Staff Profile of Dr Richard Challis

Name
Dr Richard Challis
Position
Postdoctoral Research Officer
Email
r.challis@bangor.ac.uk
Phone
+44(0)1248 383822
Location
3rd Floor, ECW Building, School of Natural Sciences, Bangor University, Deiniol Road, Bangor, Gwynedd, LL57 2UW, UK

Research

Research

Genomics of Speciation and Adaptive Radiation

My current research in George Turner's lab is making use of growing genomic resources for cichlid fish together with next-generation sequencing to elucitated mechanisms and processes in speciation and adaptive radiation. At a broad scale, I have been investigating the prevalance of hybridisation between distinct lineages within the large-scale Lake Malawi adaptive radiation using sequenced AFLP markers in collaboration with Martin Genner. On a much smaller scale, our attentions have recently turned to incipient speciation events in volcanic crater lakes for which we now have full genome sequence data through collaboration with Eric Miska, Richard Durbin and their PhD student Milan Malinsky. The genomic resolution that we have achieved between such recently diverged morphs promises to shed light on the behavioural, ecological and genomic processes underlying cichlid speciation and adaptive radiation.
Malawi cichlids

Comparative Genomics of Shoot Branching

Max Genes

Plants are stationary organisms and respond to environmental factors through developmental plasticity, particularly by controlling shoot-branching through the development, dormancy and outgrowth of buds. I had a BBSRC funded postdoc in Ottoline Leyser's lab using comparative genomics to investigate the hormonal control of shoot branching as part of an ERA-Net Plant Genomics project with collaborators in France, Germany, the Netherlands and Spain. I analysed project data including genomic, microarray and trait association data and investigated semantic approaches to automate bioinformatic analyses. I concentrated on genes in the synthesis and signalling pathway of the hormone stigolactone (SL) and comparative analysis of these genes and their wider gene families revealed patterns of recruitment to the SL pathway.

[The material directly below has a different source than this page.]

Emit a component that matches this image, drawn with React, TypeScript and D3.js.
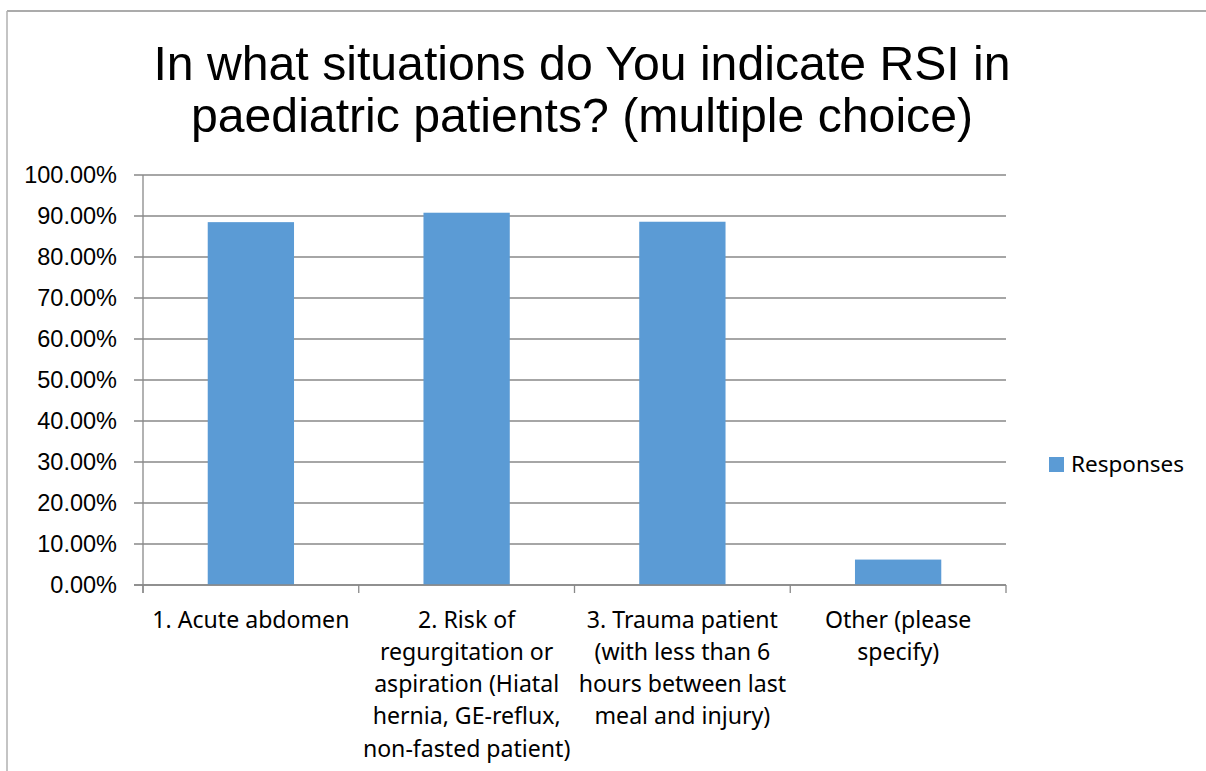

Evolution of Oak Gallwasp Communities

My PhD research, supervised by Graham Stone and made possible by collaborators throughout the Western Palaearctic and beyond, used phylogeography and DNA barcoding to investigate the evolution of oak gallwasp communities. Oak gallwasps have complex lifecycles, alternating between sexually reproducing and parthenogenetic generations that can differ considerably in appearance and host species galled. DNA barcoding is essential to link the two generations, which traditional taxonomy often placed in separate species in order to fully understand gallwasp ecology. Using DNA sequencing I found evidence of cryptic speciation with divergent lineages barely distinguishable morphologically and inducing the formation of highly similar galls. My phylogeographical analyses revealed a dramatic impact of human activity  on Andricus kollari in which the entire basal clade had been translocated from its native range in the Eastern Mediterranean to the UK where it's galls were imported in the 1830s as a source of tannins for the manufacture of ink.

Gallwasps

var Gene Expression in Plasmodium falciparum Malaria

This work was part of a study into the link between the pathogenicity of malarial infections and the expression of Plasmodium falciparum variant erythrocyte surface antigens (PfEMP1), led by Alex Rowe. I undertook a phylogenetic analysis of the var gene family that encodes PfEMP1 antigens that supports the division of genes expressed in isolates from individuals with more severe forms of malaria (red) into a separate clade from those taken from individuals with milder symptoms (blue/green).  Overall, the study suggests that differences in the cytoadhesive and immuno-modulatory roles of the genes in these two clades is likely to contribute to the differences in pathogenicity of malarial infections.

Var genes

Evolution of Spider Silk

I undertook a comparative analysis of available spider silk sequence data for my undergraduate dissertation project, supervised by Sara Goodacre  and Godfrey Hewitt. We found a high degree of sequence conservation in the C-termini of each major class of silk protein (the highly elastic flagelliform and relatively inelastic spidroin silk proteins). Despite the amino acid divergence, both classes have similar predicted physical properties in this region, suggesting that it is responsible for shared properties of the two classes, perhaps during silk production and protein folding.